GIVEN INFORMATION:

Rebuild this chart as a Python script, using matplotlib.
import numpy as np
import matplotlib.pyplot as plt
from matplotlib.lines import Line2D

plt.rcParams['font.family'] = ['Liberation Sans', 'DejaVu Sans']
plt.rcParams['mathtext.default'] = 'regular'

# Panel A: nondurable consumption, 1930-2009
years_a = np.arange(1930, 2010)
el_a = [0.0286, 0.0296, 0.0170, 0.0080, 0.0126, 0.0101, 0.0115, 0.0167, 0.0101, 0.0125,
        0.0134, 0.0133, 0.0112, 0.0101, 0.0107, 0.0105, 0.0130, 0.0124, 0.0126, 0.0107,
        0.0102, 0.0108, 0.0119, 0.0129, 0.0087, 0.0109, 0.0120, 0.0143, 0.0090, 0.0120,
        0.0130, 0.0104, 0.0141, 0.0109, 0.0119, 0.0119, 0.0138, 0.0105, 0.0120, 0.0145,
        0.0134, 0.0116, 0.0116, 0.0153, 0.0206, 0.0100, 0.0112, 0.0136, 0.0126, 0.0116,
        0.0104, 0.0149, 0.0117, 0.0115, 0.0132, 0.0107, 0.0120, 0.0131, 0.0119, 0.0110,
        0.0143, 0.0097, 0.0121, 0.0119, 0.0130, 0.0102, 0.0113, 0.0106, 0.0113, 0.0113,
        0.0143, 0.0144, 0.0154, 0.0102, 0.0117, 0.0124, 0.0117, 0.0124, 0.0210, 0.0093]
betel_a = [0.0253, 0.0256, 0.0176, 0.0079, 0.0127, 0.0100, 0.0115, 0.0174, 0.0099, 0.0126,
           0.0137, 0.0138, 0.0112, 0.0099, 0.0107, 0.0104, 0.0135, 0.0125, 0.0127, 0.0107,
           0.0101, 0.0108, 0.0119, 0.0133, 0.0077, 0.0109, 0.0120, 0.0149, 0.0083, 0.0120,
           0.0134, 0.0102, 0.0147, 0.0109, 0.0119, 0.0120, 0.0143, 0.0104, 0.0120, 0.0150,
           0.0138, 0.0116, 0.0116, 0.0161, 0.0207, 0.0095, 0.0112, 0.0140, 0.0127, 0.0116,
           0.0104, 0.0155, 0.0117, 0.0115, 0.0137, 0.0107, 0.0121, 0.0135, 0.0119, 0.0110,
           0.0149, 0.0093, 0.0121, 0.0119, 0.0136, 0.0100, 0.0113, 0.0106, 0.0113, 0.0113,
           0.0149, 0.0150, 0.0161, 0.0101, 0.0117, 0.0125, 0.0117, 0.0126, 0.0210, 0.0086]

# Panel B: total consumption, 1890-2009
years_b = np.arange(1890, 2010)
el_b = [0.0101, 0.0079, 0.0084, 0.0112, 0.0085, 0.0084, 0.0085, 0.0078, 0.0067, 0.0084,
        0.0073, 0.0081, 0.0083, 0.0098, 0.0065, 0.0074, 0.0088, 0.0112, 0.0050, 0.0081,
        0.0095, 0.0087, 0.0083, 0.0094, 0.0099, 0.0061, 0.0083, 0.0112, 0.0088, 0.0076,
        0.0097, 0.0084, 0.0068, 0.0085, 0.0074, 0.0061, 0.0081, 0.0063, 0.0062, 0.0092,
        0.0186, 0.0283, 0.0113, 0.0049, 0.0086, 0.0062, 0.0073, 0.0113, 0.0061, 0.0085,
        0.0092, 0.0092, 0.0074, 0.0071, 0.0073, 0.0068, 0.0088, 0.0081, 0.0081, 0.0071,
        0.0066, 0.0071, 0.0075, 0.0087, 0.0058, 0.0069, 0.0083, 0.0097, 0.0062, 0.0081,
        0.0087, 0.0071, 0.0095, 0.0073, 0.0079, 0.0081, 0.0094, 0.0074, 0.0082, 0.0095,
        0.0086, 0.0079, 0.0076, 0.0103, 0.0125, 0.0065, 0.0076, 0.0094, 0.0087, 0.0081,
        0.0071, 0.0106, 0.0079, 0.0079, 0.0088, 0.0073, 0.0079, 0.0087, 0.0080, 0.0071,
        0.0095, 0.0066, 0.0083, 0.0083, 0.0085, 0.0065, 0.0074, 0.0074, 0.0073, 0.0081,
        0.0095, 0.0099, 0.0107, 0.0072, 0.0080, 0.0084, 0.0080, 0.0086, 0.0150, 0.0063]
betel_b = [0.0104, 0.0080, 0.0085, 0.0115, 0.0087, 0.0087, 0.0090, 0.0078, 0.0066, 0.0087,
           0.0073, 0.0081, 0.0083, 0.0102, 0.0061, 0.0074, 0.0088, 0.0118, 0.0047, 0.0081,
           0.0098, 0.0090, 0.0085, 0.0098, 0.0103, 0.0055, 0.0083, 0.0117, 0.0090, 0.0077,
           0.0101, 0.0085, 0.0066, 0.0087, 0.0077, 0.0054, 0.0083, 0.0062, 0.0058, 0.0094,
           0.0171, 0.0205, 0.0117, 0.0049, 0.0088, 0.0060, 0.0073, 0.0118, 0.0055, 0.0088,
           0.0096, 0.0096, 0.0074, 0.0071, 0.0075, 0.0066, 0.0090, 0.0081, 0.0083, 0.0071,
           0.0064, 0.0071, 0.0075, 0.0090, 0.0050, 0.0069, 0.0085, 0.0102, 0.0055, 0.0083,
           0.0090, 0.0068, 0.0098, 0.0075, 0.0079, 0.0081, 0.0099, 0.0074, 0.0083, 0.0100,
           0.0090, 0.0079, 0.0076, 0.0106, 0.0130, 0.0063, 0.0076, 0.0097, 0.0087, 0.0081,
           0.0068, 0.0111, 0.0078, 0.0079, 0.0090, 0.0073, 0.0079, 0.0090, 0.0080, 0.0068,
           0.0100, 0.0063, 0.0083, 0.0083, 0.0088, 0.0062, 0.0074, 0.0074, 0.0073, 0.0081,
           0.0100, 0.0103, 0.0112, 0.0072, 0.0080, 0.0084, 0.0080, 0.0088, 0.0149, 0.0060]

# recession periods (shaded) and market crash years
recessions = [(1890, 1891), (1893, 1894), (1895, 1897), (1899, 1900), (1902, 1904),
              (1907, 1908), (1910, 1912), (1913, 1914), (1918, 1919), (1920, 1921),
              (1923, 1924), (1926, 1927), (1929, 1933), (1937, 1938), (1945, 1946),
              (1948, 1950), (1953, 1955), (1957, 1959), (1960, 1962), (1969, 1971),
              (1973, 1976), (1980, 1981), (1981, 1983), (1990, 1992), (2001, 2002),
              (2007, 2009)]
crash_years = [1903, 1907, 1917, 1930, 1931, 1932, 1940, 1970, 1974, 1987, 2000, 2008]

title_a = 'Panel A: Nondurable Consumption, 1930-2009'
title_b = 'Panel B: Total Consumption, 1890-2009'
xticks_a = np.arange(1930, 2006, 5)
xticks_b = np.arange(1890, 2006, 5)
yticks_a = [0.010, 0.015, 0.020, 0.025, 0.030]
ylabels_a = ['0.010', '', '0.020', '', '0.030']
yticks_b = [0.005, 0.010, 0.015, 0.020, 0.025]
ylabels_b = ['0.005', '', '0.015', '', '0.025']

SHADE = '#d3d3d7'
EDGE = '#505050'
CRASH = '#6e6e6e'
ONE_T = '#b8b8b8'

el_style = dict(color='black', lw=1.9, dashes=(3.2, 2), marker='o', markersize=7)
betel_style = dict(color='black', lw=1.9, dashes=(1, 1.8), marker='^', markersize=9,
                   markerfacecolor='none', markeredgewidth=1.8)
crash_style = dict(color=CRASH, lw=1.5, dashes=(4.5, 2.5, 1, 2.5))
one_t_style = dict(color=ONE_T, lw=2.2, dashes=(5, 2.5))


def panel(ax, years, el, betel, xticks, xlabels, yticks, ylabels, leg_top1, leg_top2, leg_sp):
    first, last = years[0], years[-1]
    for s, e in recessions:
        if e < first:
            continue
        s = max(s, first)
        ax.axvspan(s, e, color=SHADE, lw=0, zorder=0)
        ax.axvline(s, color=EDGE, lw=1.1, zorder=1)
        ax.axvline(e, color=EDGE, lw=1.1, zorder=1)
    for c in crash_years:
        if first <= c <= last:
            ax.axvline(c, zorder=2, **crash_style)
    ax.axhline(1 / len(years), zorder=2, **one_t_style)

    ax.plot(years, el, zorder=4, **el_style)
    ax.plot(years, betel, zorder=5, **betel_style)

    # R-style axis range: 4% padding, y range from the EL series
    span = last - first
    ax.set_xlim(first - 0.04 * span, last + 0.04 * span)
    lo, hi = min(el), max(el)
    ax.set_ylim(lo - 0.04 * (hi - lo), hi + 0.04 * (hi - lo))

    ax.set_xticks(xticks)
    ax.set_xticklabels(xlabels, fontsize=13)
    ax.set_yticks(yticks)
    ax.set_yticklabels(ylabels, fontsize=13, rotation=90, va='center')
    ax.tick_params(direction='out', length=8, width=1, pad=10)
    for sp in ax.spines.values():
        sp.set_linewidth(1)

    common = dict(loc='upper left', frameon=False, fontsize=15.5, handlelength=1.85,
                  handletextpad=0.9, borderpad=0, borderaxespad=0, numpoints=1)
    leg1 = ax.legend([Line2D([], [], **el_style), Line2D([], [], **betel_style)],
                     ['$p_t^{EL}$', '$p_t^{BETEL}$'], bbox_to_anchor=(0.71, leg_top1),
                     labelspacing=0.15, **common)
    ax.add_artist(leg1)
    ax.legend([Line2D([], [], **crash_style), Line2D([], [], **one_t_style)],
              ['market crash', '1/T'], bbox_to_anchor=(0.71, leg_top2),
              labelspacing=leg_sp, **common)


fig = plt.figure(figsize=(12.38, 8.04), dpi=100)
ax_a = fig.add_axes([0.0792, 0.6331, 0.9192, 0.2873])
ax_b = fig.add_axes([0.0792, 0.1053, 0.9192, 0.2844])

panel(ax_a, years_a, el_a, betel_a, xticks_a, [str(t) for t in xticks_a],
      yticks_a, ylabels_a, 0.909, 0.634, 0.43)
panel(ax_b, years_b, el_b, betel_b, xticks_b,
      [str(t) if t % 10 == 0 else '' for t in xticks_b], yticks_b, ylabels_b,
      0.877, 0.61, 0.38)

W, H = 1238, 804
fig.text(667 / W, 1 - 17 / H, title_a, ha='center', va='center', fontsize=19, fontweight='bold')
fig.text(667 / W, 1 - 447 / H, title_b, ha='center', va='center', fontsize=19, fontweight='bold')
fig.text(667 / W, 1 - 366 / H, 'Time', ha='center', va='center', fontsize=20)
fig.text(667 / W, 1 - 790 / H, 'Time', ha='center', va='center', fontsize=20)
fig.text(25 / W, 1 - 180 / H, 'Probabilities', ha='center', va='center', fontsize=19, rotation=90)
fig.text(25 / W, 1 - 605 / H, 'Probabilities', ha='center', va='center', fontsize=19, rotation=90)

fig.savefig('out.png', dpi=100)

WHAT IS BEING ASKED: Everything from the first line through the line containing "plt.rcParams['mathtext.default'] = 'regular'" should be quoted exactly, and nothing beyond it.

RESULT FOR THIS EXERCISE:
Rebuild this chart as a Python script, using matplotlib.
import numpy as np
import matplotlib.pyplot as plt
from matplotlib.lines import Line2D

plt.rcParams['font.family'] = ['Liberation Sans', 'DejaVu Sans']
plt.rcParams['mathtext.default'] = 'regular'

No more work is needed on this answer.